Task directions: Begin with the line containing "Write a web" and end with the line containing "const yTicks = [0, 5, 10, 15, 20, 25, 30];"; set down that block verbatim and nothing else.

Rows from a dataset of charts and code:
-- begin --

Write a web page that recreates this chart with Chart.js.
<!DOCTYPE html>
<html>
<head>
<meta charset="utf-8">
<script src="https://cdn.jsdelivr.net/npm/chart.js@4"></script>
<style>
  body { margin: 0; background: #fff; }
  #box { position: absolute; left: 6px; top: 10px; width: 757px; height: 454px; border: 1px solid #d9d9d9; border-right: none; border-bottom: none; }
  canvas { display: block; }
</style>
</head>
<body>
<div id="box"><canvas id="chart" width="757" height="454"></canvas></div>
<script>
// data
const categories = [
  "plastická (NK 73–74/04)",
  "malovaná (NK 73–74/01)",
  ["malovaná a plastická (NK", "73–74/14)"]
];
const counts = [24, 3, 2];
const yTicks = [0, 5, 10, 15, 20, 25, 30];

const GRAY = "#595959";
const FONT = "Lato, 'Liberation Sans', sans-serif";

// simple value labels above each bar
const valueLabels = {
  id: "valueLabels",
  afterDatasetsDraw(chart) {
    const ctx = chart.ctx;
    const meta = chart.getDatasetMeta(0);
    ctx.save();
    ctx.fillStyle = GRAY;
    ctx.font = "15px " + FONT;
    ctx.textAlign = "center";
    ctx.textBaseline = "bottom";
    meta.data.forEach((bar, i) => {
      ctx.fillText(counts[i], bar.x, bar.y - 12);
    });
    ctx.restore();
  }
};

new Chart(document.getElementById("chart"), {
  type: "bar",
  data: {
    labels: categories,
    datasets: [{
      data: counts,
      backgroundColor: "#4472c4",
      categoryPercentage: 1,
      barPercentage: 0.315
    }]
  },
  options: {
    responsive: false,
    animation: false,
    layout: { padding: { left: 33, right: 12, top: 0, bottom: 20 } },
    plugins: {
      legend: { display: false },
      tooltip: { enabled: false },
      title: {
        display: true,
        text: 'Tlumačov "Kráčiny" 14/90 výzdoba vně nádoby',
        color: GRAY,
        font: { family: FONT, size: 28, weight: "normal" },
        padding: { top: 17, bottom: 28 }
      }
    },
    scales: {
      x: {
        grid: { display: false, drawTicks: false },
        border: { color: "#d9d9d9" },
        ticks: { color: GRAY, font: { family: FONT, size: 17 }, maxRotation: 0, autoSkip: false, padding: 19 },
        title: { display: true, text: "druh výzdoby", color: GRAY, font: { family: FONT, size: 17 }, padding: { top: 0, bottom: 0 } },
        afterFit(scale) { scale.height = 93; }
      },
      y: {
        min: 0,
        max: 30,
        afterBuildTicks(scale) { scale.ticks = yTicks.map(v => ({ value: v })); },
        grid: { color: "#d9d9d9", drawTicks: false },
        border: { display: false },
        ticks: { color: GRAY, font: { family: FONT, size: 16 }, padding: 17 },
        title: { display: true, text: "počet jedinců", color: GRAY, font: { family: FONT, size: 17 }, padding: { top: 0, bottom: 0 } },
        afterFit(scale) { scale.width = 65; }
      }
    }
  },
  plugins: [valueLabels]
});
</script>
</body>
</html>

-- end --
-- begin --

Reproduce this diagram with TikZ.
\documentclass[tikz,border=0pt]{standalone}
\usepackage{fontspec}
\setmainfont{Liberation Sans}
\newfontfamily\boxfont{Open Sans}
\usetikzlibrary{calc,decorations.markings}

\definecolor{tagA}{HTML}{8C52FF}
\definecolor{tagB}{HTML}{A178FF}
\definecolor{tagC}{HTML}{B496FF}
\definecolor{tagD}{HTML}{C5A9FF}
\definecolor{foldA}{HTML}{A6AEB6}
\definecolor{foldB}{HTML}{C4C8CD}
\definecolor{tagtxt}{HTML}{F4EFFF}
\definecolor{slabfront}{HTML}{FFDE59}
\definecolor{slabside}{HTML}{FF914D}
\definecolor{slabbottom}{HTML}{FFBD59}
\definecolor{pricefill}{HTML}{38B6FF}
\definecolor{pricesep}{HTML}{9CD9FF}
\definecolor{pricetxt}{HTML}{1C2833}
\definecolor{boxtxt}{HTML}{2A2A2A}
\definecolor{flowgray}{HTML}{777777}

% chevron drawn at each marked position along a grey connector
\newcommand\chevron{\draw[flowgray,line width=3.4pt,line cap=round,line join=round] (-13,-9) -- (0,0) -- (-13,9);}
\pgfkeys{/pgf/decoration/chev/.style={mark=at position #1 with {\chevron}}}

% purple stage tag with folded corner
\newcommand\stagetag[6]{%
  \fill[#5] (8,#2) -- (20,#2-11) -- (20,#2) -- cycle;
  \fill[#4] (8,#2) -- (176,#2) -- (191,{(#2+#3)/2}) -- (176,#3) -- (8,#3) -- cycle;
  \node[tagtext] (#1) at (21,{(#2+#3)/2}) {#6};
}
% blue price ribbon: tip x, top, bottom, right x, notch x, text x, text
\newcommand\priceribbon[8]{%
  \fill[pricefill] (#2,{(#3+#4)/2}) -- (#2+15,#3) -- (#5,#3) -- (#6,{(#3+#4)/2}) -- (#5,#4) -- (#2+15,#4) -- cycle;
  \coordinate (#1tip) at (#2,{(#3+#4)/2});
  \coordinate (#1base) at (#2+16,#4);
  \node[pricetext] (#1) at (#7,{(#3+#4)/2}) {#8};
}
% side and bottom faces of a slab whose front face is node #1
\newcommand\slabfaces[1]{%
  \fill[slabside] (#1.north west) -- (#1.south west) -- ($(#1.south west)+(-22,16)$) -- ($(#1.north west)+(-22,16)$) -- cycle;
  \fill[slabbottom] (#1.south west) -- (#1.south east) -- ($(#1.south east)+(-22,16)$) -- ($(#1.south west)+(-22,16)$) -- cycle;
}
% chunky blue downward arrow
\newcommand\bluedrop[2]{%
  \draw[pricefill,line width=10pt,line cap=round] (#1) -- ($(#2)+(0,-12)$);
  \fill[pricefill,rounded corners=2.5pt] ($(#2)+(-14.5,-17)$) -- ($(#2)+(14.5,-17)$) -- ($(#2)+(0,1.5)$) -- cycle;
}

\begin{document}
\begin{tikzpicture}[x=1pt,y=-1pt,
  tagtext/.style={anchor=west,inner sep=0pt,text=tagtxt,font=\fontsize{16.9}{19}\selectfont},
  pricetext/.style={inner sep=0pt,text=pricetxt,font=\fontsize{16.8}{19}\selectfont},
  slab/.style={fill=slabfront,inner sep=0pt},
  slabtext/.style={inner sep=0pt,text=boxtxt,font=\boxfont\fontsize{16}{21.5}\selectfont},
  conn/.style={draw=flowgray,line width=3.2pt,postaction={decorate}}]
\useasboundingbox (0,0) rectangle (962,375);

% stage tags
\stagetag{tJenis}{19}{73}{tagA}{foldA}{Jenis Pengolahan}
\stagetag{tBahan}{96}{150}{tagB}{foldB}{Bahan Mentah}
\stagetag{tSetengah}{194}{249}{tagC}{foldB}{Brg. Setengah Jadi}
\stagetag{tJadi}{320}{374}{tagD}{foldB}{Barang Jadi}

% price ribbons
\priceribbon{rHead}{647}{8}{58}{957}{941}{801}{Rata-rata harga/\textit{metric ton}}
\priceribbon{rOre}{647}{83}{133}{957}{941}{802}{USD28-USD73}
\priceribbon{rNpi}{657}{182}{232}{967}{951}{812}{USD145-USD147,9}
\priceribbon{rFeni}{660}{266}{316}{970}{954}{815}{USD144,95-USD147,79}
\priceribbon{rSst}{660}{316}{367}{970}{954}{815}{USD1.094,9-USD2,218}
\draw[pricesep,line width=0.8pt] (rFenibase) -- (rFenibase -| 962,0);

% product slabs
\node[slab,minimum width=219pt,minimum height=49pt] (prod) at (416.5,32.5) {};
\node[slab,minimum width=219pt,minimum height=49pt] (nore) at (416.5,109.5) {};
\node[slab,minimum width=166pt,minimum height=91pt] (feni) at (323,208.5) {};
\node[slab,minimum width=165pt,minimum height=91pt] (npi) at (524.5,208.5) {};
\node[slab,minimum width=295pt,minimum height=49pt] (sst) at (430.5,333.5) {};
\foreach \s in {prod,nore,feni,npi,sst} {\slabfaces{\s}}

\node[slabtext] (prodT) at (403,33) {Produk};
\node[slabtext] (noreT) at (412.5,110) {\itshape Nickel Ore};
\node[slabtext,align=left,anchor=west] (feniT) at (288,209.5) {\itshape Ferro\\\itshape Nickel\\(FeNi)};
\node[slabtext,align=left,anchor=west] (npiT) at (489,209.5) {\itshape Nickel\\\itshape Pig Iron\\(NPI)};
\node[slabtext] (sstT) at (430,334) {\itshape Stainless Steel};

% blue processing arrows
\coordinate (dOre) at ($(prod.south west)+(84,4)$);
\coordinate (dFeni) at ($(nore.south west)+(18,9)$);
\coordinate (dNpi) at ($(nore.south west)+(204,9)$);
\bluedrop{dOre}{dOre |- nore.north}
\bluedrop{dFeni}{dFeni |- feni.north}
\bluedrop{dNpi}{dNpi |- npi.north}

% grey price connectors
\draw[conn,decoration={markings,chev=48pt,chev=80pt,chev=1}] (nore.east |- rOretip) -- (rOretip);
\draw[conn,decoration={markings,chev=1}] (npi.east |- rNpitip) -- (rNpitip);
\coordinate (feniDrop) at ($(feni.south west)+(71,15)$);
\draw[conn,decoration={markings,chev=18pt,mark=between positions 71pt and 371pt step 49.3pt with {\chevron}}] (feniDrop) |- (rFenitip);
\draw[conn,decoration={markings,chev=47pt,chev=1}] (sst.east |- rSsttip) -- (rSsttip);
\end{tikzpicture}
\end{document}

-- end --

Answer:
Write a web page that recreates this chart with Chart.js.
<!DOCTYPE html>
<html>
<head>
<meta charset="utf-8">
<script src="https://cdn.jsdelivr.net/npm/chart.js@4"></script>
<style>
  body { margin: 0; background: #fff; }
  #box { position: absolute; left: 6px; top: 10px; width: 757px; height: 454px; border: 1px solid #d9d9d9; border-right: none; border-bottom: none; }
  canvas { display: block; }
</style>
</head>
<body>
<div id="box"><canvas id="chart" width="757" height="454"></canvas></div>
<script>
// data
const categories = [
  "plastická (NK 73–74/04)",
  "malovaná (NK 73–74/01)",
  ["malovaná a plastická (NK", "73–74/14)"]
];
const counts = [24, 3, 2];
const yTicks = [0, 5, 10, 15, 20, 25, 30];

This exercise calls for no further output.